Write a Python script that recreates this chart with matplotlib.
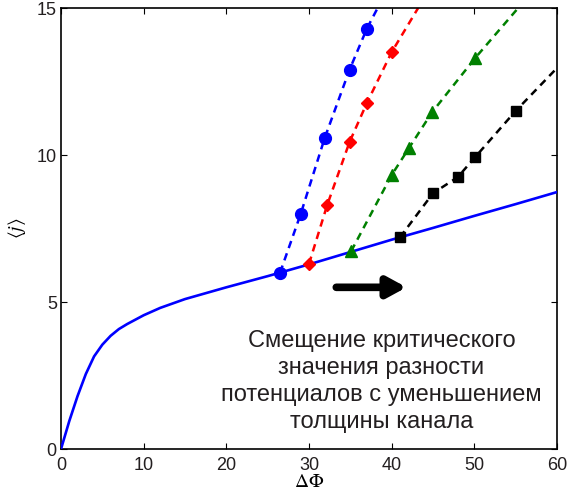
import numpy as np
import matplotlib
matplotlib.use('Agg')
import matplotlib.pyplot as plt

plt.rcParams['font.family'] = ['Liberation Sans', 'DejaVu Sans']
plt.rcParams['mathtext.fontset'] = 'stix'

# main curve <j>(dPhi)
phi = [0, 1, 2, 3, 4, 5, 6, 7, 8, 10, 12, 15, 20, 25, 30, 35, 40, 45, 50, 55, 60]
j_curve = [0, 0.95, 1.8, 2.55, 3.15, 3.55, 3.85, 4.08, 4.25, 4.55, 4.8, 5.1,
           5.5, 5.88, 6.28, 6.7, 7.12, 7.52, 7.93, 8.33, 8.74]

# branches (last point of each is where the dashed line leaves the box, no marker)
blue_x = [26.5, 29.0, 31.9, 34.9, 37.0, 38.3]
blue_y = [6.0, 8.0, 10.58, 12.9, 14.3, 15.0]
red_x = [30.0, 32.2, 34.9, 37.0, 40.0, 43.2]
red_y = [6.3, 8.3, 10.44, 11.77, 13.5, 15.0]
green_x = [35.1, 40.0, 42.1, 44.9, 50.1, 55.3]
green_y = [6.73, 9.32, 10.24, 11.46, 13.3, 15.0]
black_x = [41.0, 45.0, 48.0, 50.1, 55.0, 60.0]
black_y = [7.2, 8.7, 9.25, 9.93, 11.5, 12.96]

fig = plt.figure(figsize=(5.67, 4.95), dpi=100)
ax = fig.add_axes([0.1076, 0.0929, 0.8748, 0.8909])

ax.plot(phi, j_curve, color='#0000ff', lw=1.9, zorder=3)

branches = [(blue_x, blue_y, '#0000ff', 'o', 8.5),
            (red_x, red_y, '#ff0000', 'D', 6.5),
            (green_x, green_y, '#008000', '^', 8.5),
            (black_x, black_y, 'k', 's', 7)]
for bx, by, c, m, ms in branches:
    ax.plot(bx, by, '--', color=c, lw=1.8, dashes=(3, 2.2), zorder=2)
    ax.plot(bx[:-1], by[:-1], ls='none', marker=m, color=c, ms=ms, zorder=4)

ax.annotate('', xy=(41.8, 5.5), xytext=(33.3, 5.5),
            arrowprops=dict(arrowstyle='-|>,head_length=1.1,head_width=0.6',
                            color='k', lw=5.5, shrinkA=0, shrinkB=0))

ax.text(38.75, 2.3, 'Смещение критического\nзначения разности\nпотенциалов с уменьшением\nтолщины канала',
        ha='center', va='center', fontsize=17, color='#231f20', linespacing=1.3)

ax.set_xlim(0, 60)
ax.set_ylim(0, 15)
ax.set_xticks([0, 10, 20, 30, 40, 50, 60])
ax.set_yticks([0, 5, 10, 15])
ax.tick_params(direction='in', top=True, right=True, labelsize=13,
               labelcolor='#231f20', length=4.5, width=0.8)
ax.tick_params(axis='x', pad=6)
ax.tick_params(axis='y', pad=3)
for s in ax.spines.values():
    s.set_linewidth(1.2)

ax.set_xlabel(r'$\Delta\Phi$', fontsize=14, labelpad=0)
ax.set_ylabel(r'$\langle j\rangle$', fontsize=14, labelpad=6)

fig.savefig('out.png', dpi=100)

+---+

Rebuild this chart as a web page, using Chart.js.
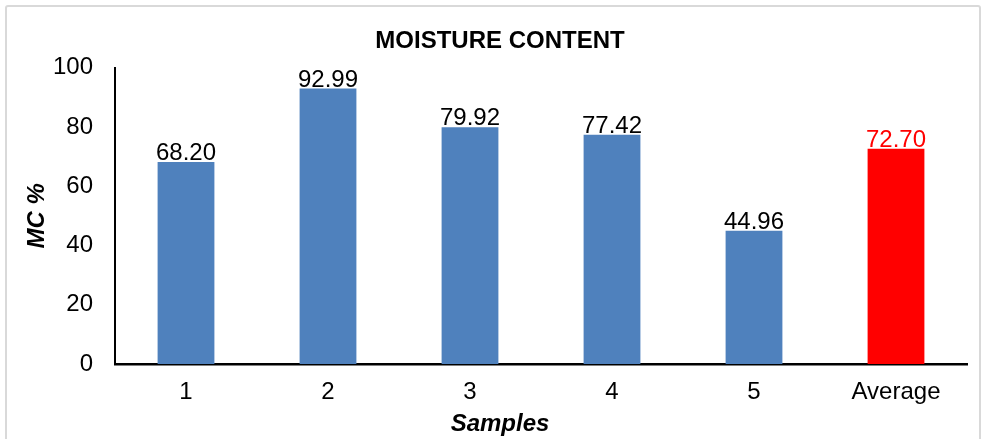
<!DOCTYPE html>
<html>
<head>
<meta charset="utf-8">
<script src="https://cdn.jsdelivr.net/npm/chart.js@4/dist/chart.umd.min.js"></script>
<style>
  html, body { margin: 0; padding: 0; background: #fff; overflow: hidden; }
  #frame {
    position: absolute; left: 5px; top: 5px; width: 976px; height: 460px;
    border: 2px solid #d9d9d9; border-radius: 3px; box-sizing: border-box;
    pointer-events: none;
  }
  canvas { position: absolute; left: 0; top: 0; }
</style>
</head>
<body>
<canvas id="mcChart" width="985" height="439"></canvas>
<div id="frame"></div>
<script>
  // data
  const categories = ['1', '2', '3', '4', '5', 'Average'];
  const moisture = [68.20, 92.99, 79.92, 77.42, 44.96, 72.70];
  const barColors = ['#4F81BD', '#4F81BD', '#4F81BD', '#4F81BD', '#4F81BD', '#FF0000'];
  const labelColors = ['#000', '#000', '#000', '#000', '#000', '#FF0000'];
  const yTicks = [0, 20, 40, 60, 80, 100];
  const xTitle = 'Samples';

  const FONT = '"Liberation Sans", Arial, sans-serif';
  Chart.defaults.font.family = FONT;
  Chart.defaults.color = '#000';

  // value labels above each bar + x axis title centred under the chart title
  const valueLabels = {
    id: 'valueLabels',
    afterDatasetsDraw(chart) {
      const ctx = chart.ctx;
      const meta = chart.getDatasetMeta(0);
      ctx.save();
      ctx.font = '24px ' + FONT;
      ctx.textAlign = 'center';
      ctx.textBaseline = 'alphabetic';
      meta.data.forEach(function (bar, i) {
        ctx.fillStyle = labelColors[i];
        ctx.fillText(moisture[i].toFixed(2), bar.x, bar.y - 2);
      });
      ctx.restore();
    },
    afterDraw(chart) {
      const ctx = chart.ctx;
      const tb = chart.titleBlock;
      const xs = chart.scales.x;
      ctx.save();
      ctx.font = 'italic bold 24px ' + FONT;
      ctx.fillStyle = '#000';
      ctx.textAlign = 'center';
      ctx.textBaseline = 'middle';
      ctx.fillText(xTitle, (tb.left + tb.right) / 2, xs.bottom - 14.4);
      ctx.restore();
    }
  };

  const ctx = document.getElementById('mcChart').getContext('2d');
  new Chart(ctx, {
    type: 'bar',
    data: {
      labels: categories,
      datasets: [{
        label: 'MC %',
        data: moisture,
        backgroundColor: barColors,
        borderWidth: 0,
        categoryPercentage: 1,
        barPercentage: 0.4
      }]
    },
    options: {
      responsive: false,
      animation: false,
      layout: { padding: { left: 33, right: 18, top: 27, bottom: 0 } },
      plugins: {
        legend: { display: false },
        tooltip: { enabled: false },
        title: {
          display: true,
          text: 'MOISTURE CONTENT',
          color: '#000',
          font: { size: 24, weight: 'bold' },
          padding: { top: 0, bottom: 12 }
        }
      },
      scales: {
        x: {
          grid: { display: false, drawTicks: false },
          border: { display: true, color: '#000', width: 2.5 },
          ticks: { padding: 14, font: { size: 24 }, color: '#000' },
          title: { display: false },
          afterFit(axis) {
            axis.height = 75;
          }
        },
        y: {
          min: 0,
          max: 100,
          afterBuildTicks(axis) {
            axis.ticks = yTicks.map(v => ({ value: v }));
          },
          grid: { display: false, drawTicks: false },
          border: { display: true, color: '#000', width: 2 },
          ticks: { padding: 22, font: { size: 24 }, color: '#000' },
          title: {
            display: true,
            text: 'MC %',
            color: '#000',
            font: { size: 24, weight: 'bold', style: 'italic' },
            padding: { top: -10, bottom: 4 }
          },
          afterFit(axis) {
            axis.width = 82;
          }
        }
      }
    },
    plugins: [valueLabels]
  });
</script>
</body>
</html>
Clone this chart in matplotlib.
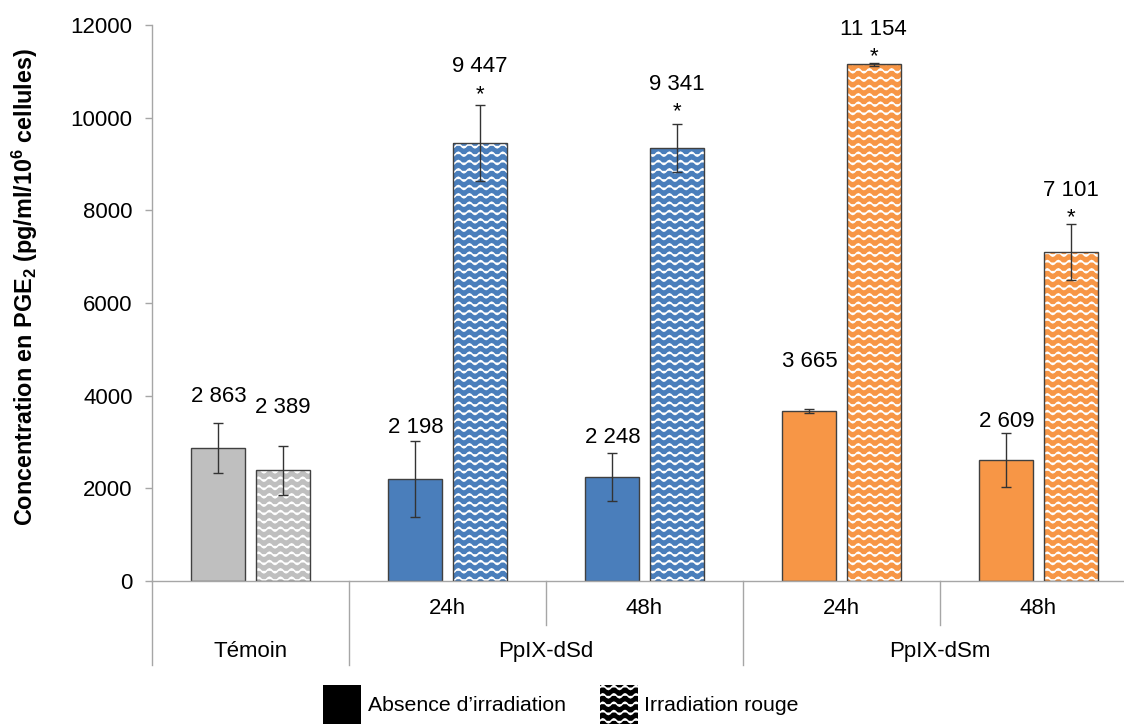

+---+

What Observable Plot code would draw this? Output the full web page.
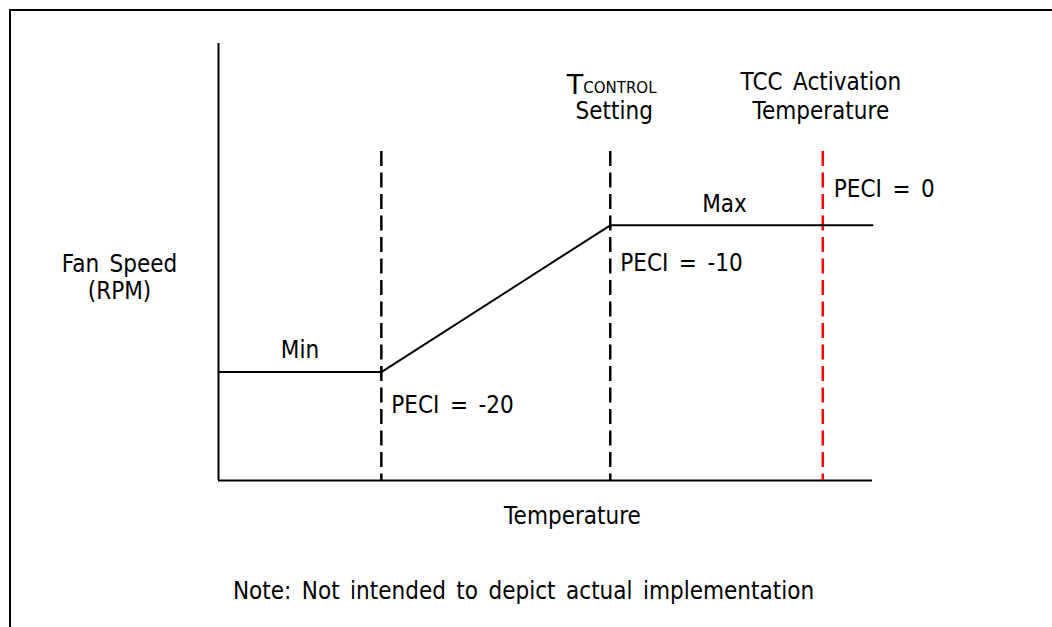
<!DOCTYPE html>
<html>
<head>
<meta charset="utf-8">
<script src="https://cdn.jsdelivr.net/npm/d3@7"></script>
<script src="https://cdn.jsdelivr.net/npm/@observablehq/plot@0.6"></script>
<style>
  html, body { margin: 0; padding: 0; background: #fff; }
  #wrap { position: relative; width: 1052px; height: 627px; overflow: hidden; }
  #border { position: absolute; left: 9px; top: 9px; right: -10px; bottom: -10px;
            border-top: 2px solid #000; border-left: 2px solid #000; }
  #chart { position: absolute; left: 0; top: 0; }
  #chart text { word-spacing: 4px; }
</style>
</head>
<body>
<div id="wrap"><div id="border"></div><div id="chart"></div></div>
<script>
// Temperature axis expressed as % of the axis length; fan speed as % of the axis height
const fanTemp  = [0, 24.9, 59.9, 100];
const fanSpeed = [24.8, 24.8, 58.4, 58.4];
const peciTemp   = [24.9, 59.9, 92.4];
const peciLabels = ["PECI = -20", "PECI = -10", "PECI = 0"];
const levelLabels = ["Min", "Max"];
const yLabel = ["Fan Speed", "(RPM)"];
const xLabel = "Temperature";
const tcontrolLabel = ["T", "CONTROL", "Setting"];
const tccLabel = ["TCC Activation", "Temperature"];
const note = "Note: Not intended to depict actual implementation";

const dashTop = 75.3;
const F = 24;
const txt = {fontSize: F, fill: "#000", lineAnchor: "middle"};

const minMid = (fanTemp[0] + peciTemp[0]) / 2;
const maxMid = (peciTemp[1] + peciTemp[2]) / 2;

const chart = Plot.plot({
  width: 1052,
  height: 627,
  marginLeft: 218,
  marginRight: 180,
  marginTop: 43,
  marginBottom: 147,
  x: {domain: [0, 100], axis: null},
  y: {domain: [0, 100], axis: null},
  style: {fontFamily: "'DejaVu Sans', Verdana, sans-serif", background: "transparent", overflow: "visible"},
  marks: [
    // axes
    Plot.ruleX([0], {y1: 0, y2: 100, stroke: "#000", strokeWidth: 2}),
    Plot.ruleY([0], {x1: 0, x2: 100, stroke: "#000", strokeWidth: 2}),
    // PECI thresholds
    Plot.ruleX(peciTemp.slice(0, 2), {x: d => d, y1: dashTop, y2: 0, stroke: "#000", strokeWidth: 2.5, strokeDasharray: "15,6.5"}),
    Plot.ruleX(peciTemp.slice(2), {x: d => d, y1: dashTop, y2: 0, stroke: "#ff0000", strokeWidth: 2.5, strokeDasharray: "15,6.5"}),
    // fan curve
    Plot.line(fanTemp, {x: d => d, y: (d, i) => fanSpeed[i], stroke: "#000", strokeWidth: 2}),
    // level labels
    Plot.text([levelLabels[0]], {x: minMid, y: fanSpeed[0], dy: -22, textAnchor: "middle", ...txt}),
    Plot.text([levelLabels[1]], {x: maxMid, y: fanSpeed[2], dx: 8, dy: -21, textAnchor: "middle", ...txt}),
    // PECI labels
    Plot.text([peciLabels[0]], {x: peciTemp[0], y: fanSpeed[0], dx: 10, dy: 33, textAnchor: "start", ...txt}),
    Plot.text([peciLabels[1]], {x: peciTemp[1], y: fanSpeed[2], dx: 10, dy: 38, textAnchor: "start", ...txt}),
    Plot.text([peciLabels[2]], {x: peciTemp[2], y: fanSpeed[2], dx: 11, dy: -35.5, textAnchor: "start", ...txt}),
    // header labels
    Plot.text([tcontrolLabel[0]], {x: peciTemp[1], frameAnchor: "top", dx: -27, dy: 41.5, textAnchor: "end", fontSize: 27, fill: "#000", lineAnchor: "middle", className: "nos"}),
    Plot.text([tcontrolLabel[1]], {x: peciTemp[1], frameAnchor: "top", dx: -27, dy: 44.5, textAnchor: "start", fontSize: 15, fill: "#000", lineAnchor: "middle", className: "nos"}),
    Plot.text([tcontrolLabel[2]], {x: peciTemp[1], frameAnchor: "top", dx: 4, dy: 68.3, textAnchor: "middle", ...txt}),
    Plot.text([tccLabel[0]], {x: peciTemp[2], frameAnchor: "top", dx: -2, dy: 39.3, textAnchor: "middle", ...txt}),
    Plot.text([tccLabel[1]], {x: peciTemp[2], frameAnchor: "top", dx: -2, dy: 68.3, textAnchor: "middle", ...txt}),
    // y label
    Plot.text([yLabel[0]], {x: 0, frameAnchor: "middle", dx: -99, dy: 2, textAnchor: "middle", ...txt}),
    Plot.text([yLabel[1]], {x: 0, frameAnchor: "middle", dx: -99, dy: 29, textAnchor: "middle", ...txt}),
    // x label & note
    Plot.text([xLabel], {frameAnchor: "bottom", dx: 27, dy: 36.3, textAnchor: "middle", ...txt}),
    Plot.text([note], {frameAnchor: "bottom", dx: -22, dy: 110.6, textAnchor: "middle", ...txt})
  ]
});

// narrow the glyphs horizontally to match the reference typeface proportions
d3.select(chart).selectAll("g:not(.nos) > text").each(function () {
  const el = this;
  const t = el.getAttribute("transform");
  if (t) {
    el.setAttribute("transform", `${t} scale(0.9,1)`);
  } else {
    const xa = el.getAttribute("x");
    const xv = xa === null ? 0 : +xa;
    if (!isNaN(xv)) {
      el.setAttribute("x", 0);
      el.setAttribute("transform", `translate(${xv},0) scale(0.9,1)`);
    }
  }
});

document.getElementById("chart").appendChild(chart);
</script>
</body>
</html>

+---+

■ Aim of the task: In the listing above, find the line containing "Write a Python" and the line containing "5.5, 5.88, 6.28, 6.7, 7.12, 7.52, 7.93, 8.33, 8.74]", then output those two lines and everything between them exactly as written, without the images.

■ Exercise output:
Write a Python script that recreates this chart with matplotlib.
import numpy as np
import matplotlib
matplotlib.use('Agg')
import matplotlib.pyplot as plt

plt.rcParams['font.family'] = ['Liberation Sans', 'DejaVu Sans']
plt.rcParams['mathtext.fontset'] = 'stix'

# main curve <j>(dPhi)
phi = [0, 1, 2, 3, 4, 5, 6, 7, 8, 10, 12, 15, 20, 25, 30, 35, 40, 45, 50, 55, 60]
j_curve = [0, 0.95, 1.8, 2.55, 3.15, 3.55, 3.85, 4.08, 4.25, 4.55, 4.8, 5.1,
           5.5, 5.88, 6.28, 6.7, 7.12, 7.52, 7.93, 8.33, 8.74]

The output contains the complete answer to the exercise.